The new statement is:

In QTT, the same microscopic length \(\tilde\ell\) that sets the endurance four‑cell also fixes the gravitational constant \(G\). Demanding that the endurance ledger is internally consistent forces the energy per cell and the mass per cell to satisfy \(E_\ast = m^\ast c^2\).

That’s what turns \(E=mc^2\) from a “relativistic postulate” into a bookkeeping identity of the endurance quanta themselves.

---

8. Why I even I tried to do this?

At the everyday level, QTT doesn’t change the fact that a kilogram of mass has a rest energy of \[ E = (1\ \text{kg}) \times c^2 \approx 9\times 10^{16}\ \text{J}. \] If you run a nuclear reactor or collider, you’ll still see exactly the same numbers as in standard physics.

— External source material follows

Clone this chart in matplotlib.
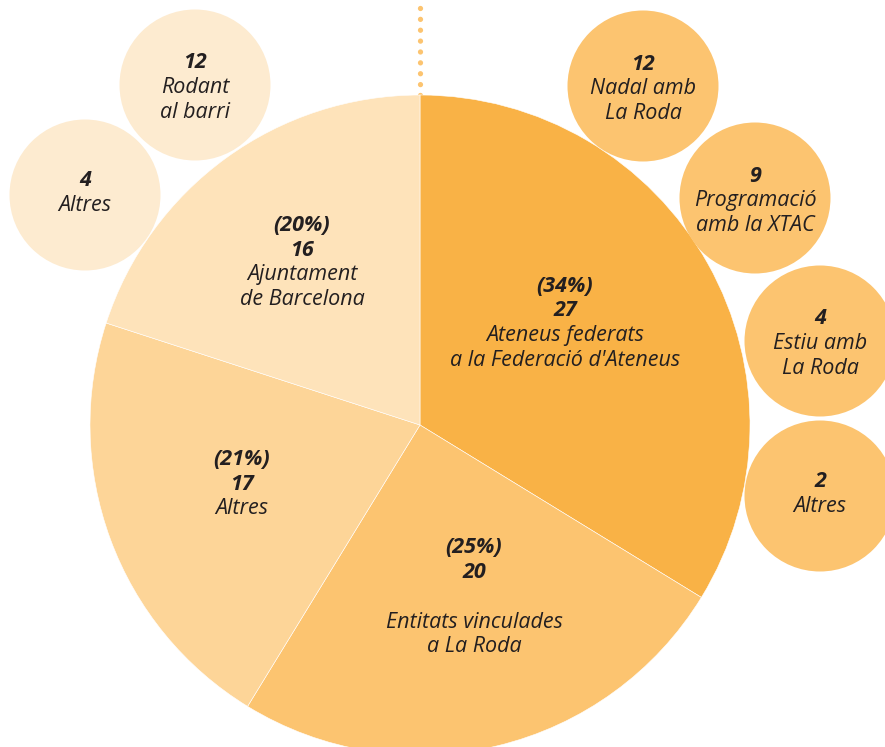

What changes is the ontology:

• Mass is no longer a primitive. It’s a count of endurance bundles.
• Energy is the time‑thickness cost of those bundles in the four‑cell ledger.
• Gravity is the endurance current those bundles draw from the space‑quanta field.

All three are linked by the single microscopic length \(\tilde\ell\), so \(E = mc^2\) and later more complete Unified Equilibrium Law, becomes an internal consistency condition of the QTT microstructure, not an external relativistic constraint.

That’s the new message: a non‑relativistic, Planck‑scale derivation of \(E=mc^2\) from a unified endurance ledger for mass, energy, and gravity.